Providing further clarity on the issue of fringe benefit tax (FBT) on employee stock options, the finance ministry has brought a comprehensive definition for equity shares pertaining to all companiesIndian or foreign, listed or unlisted.
This amendments would come into effect from April 1, 2008. This is done by deleting a clause, which specified that for valuation of Esops for FBT, equity share would be defined according to section 85 of the companies Act, 1956.
The Central Board of Direct Taxes (CBDT) has now deleted the clause (f) in sub rule (4), Rule 40C of Part VII C of the Income tax Rules, which lays down guidelines for FBT. This clause had caused considerable confusion as section 85 dealt only with Indian companies and multinational companies were unsure of how to pay the tax. This would help foreign companies in dealing with their FBT liability.
Section 85 had led to confusion and different interpretations for the meaning of equity shares. With the deletion of section 85, it has been clarified that the natural meaning of equity shares as used in business terms will hold good, Vikas Vasal, executive director, KPMG, explained.
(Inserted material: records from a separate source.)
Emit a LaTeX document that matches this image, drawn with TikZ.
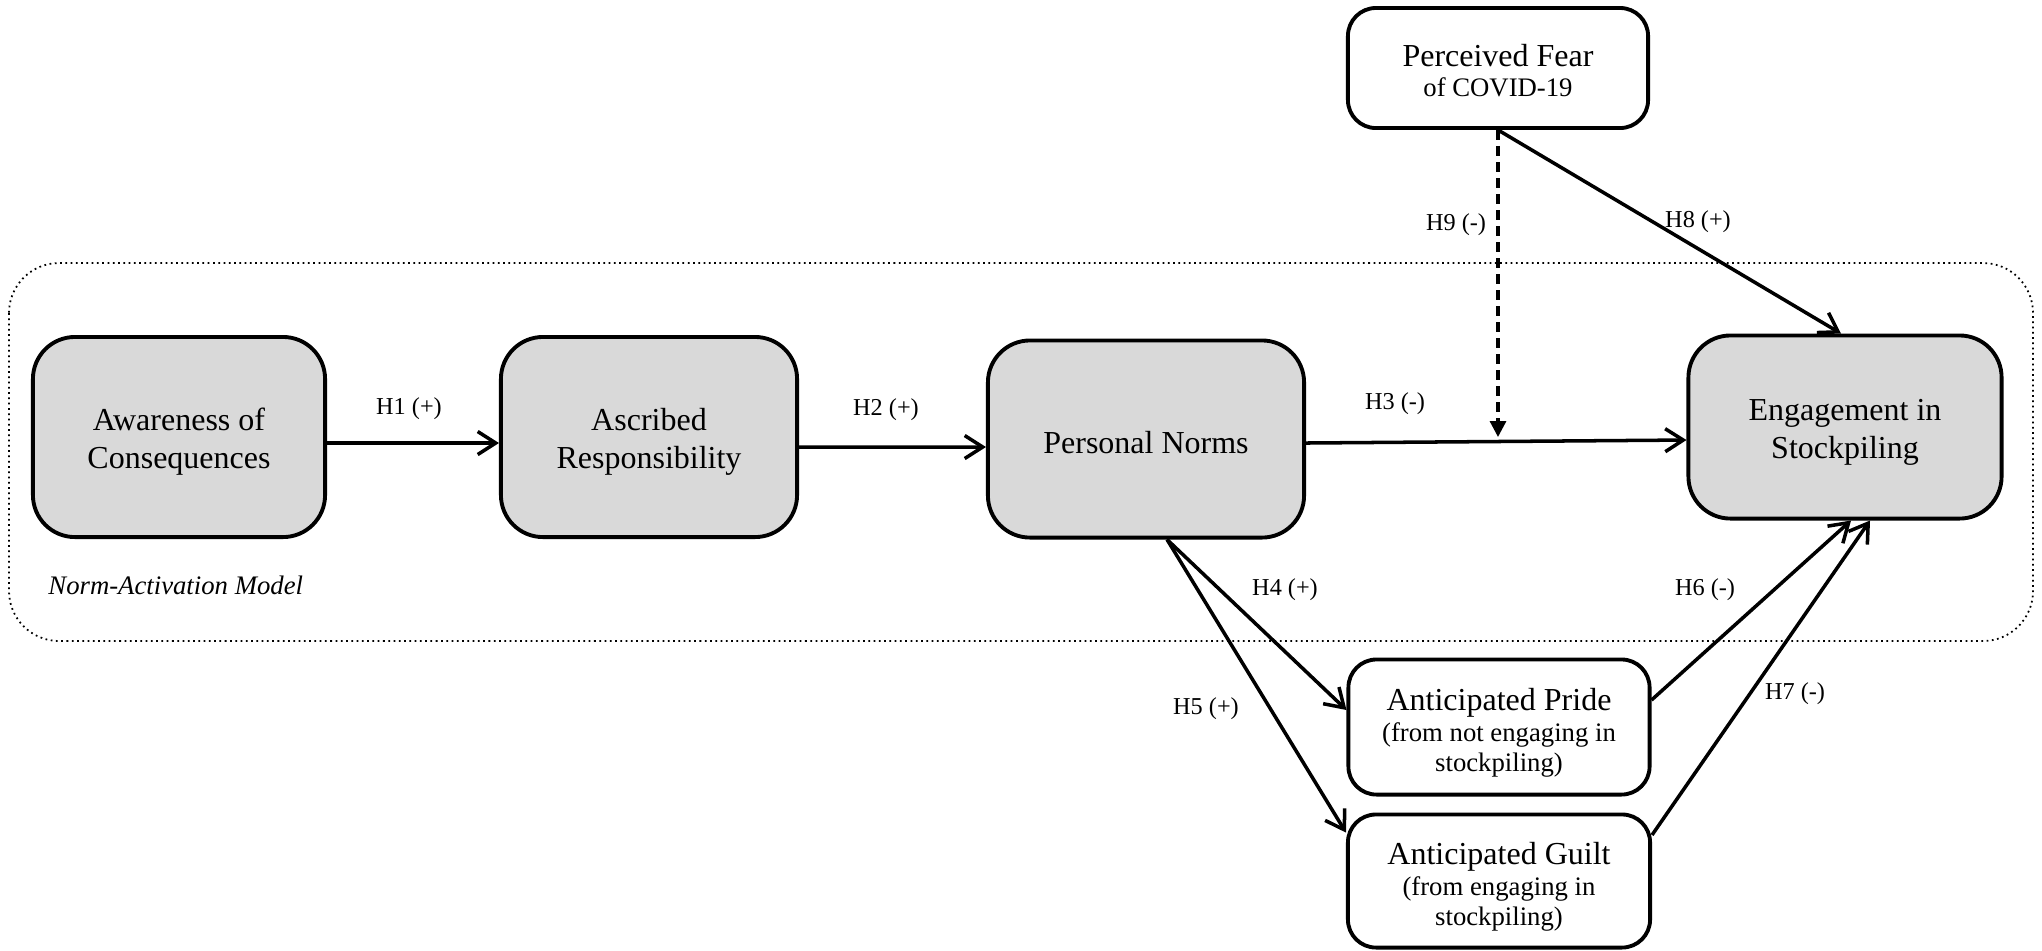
\documentclass[tikz,border=0pt]{standalone}
\usepackage{fontspec}
\setmainfont{Liberation Serif}
\definecolor{BoxGray}{RGB}{217,217,217}
\usetikzlibrary{arrows.meta, positioning, calc}
\newcommand{\boxtxt}{\fontsize{9.1}{10.8}\selectfont}
\newcommand{\subtxt}{\fontsize{7.6}{8.6}\selectfont}
\newcommand{\hyptxt}{\fontsize{6.9}{8}\selectfont}
% strut that pushes the box text a little down
\newcommand{\lowr}[1]{\rule{0pt}{#1}}

\begin{document}
\begin{tikzpicture}[x=0.01cm, y=-0.01cm,
    core/.style={draw, line width=1.1pt, fill=BoxGray, rounded corners=0.42cm,
                 align=center, font=\boxtxt, inner sep=0pt},
    side/.style={draw, line width=1.1pt, fill=white, rounded corners=0.28cm,
                 align=center, font=\boxtxt, inner sep=0pt},
    link/.style={-{Straight Barb[length=1.8mm,width=2.3mm,line width=1pt]}, line width=1pt},
    hyp/.style={font=\hyptxt, yshift=-0.04cm}]
  \useasboundingbox (0,0) rectangle (2042,950);
  % Norm-Activation Model frame
  \draw[densely dotted, line width=0.5pt, rounded corners=0.5cm] (9,263) rectangle (2033,641);
  \node[font=\subtxt\itshape, anchor=west] (nam) at (36,585) {Norm-Activation Model};
  % constructs
  \node[core, minimum width=2.92cm, minimum height=2.0cm] (aware) at (179,437)
        {\lowr{9.0pt}Awareness of\\Consequences};
  \node[core, minimum width=2.96cm, minimum height=2.0cm] (ascr) at (649,437)
        {\lowr{9.0pt}Ascribed\\Responsibility};
  \node[core, minimum width=3.16cm, minimum height=1.97cm] (norms) at (1146,439)
        {\lowr{8.6pt}Personal Norms};
  \node[core, minimum width=3.13cm, minimum height=1.83cm] (engage) at (1845,427)
        {\lowr{9.0pt}Engagement in\\Stockpiling};
  \node[side, minimum width=3.0cm, minimum height=1.2cm] (fear) at (1498,68)
        {\lowr{7.6pt}Perceived Fear\\[-2.3pt]{\subtxt of COVID-19}};
  \node[side, minimum width=3.01cm, minimum height=1.35cm] (pride) at (1499,727)
        {\lowr{9.4pt}Anticipated Pride\\[-1.8pt]{\subtxt (from not engaging in}\\[-2.5pt]{\subtxt stockpiling)}};
  \node[side, minimum width=3.02cm, minimum height=1.33cm] (guilt) at (1499,881)
        {\lowr{9.4pt}Anticipated Guilt\\[-1.8pt]{\subtxt (from engaging in}\\[-2.5pt]{\subtxt stockpiling)}};
  % hypotheses
  \draw[link] ([yshift=-0.06cm]aware.east) -- ([yshift=-0.06cm]ascr.west);
  \draw[link] ([yshift=-0.1cm]ascr.east) -- ([yshift=-0.08cm]norms.west);
  \draw[link] ([yshift=-0.04cm]norms.east) -- ([yshift=-0.13cm]engage.west);
  \coordinate (mod) at ($(fear.south |- norms.east)+(0,-2)$);
  \draw[line width=0.9pt, dash pattern=on 1mm off 0.6mm,
        -{Triangle[length=1.6mm,width=1.6mm]}] (fear.south) -- (mod);
  \draw[link] (fear.south) -- ([xshift=-0.04cm]engage.north);
  \coordinate (nb) at ([xshift=0.21cm]norms.south);
  \draw[link] (nb) -- ([yshift=0.17cm]pride.west);
  \draw[link] (nb) -- ([yshift=-0.2cm]guilt.north west);
  \draw[link] ([yshift=0.27cm]pride.east) -- ([xshift=0.06cm]engage.south);
  \draw[link] ([yshift=0.46cm]guilt.east) -- ([xshift=0.25cm]engage.south);
  % labels
  \node[hyp] (h1) at (409,405) {H1 (+)};
  \node[hyp] (h2) at (886,406) {H2 (+)};
  \node[hyp] (h3) at (1395,400) {H3 (-)};
  \node[hyp] (h4) at (1285,586) {H4 (+)};
  \node[hyp] (h5) at (1206,705) {H5 (+)};
  \node[hyp] (h6) at (1705,586) {H6 (-)};
  \node[hyp] (h7) at (1795,690) {H7 (-)};
  \node[hyp] (h8) at (1698,218) {H8 (+)};
  \node[hyp] (h9) at (1456,221) {H9 (-)};
\end{tikzpicture}
\end{document}
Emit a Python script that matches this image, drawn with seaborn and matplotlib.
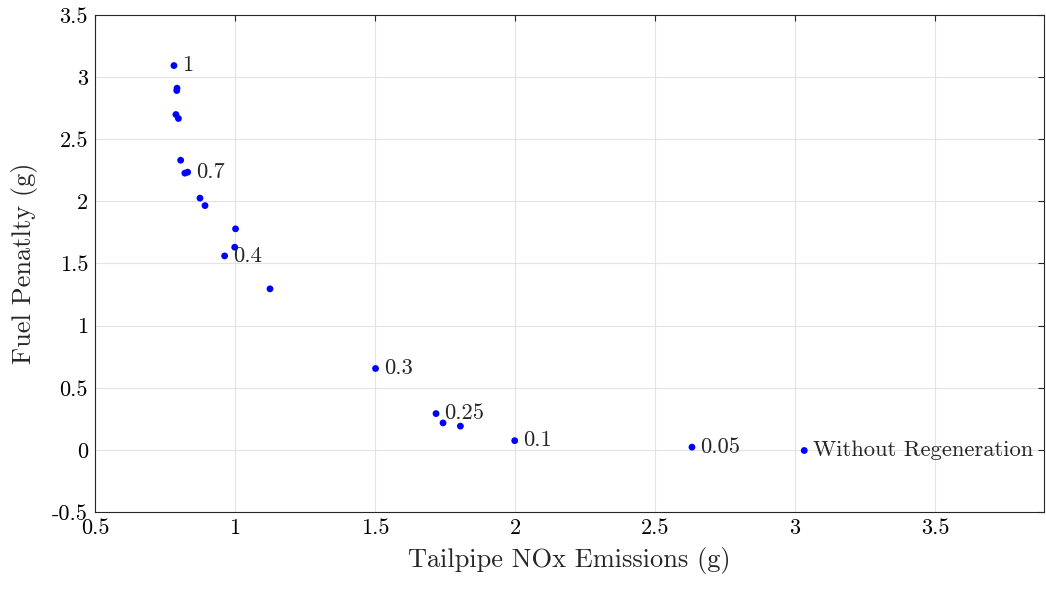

Simultaneously, the CBDT has clarified that specified security not being an equity share in a company will also come under the FBT net. The CBDT has now inserted clause 40D, which provides valuation rules for specified security, which are not an equity share in a company.
Simply put, this means along with equity shares, other similar instruments such as warrants, debenture shares, etc given to employees under Esop plans will also come under the FBT net.
The fair market value of any specified security, not being an equity share in the company, on the date on which the option vests with the employee, shall be such value as determined by a merchant banker on the specified date, the amendment said.